## Data provided
:::::

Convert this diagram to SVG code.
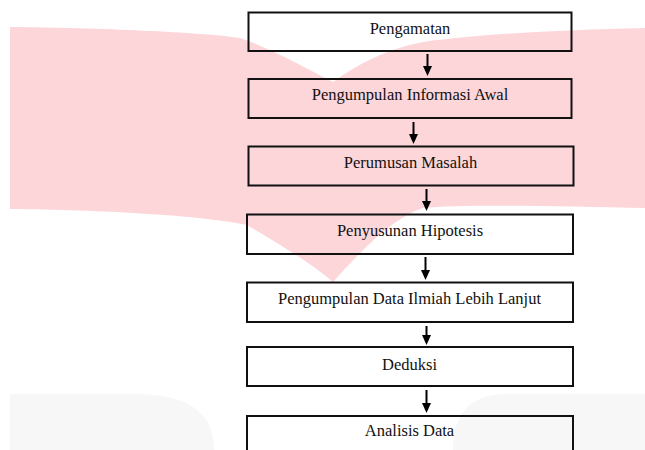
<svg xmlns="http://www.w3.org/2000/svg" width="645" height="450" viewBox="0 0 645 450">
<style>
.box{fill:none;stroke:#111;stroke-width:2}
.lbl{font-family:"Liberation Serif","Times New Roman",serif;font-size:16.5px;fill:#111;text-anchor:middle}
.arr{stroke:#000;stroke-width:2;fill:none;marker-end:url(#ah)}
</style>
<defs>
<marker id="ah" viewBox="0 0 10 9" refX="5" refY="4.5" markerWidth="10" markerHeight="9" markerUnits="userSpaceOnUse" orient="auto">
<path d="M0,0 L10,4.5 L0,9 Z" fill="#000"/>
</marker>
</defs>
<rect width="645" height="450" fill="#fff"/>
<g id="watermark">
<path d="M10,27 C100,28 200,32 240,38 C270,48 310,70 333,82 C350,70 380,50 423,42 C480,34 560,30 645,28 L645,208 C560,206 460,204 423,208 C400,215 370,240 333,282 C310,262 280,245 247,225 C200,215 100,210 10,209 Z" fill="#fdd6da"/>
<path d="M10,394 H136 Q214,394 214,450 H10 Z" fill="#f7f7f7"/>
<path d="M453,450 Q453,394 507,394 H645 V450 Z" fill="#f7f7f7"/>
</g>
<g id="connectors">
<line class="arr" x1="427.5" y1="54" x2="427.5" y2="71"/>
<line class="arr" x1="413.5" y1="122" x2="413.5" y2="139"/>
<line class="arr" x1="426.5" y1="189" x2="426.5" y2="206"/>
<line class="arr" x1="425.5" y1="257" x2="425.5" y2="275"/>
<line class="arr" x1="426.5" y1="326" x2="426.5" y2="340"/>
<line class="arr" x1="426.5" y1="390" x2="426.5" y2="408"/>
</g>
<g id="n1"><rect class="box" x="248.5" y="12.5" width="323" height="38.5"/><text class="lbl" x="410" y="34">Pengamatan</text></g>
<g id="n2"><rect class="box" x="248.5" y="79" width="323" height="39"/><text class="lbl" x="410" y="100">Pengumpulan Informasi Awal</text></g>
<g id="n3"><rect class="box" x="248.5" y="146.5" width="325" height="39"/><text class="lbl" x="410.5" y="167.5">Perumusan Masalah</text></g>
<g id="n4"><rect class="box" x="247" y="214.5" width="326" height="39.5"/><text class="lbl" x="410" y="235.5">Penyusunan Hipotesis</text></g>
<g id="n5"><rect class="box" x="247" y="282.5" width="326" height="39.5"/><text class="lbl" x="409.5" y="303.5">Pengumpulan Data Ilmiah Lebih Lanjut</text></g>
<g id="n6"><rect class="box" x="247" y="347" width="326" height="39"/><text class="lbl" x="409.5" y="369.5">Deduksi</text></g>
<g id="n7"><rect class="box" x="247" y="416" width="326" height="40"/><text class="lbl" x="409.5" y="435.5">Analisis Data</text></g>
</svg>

:::::

## Your goal
All of the data needs repeating exactly, but the pictures do not.

## Worked solution
Convert this diagram to SVG code.
<svg xmlns="http://www.w3.org/2000/svg" width="645" height="450" viewBox="0 0 645 450">
<style>
.box{fill:none;stroke:#111;stroke-width:2}
.lbl{font-family:"Liberation Serif","Times New Roman",serif;font-size:16.5px;fill:#111;text-anchor:middle}
.arr{stroke:#000;stroke-width:2;fill:none;marker-end:url(#ah)}
</style>
<defs>
<marker id="ah" viewBox="0 0 10 9" refX="5" refY="4.5" markerWidth="10" markerHeight="9" markerUnits="userSpaceOnUse" orient="auto">
<path d="M0,0 L10,4.5 L0,9 Z" fill="#000"/>
</marker>
</defs>
<rect width="645" height="450" fill="#fff"/>
<g id="watermark">
<path d="M10,27 C100,28 200,32 240,38 C270,48 310,70 333,82 C350,70 380,50 423,42 C480,34 560,30 645,28 L645,208 C560,206 460,204 423,208 C400,215 370,240 333,282 C310,262 280,245 247,225 C200,215 100,210 10,209 Z" fill="#fdd6da"/>
<path d="M10,394 H136 Q214,394 214,450 H10 Z" fill="#f7f7f7"/>
<path d="M453,450 Q453,394 507,394 H645 V450 Z" fill="#f7f7f7"/>
</g>
<g id="connectors">
<line class="arr" x1="427.5" y1="54" x2="427.5" y2="71"/>
<line class="arr" x1="413.5" y1="122" x2="413.5" y2="139"/>
<line class="arr" x1="426.5" y1="189" x2="426.5" y2="206"/>
<line class="arr" x1="425.5" y1="257" x2="425.5" y2="275"/>
<line class="arr" x1="426.5" y1="326" x2="426.5" y2="340"/>
<line class="arr" x1="426.5" y1="390" x2="426.5" y2="408"/>
</g>
<g id="n1"><rect class="box" x="248.5" y="12.5" width="323" height="38.5"/><text class="lbl" x="410" y="34">Pengamatan</text></g>
<g id="n2"><rect class="box" x="248.5" y="79" width="323" height="39"/><text class="lbl" x="410" y="100">Pengumpulan Informasi Awal</text></g>
<g id="n3"><rect class="box" x="248.5" y="146.5" width="325" height="39"/><text class="lbl" x="410.5" y="167.5">Perumusan Masalah</text></g>
<g id="n4"><rect class="box" x="247" y="214.5" width="326" height="39.5"/><text class="lbl" x="410" y="235.5">Penyusunan Hipotesis</text></g>
<g id="n5"><rect class="box" x="247" y="282.5" width="326" height="39.5"/><text class="lbl" x="409.5" y="303.5">Pengumpulan Data Ilmiah Lebih Lanjut</text></g>
<g id="n6"><rect class="box" x="247" y="347" width="326" height="39"/><text class="lbl" x="409.5" y="369.5">Deduksi</text></g>
<g id="n7"><rect class="box" x="247" y="416" width="326" height="40"/><text class="lbl" x="409.5" y="435.5">Analisis Data</text></g>
</svg>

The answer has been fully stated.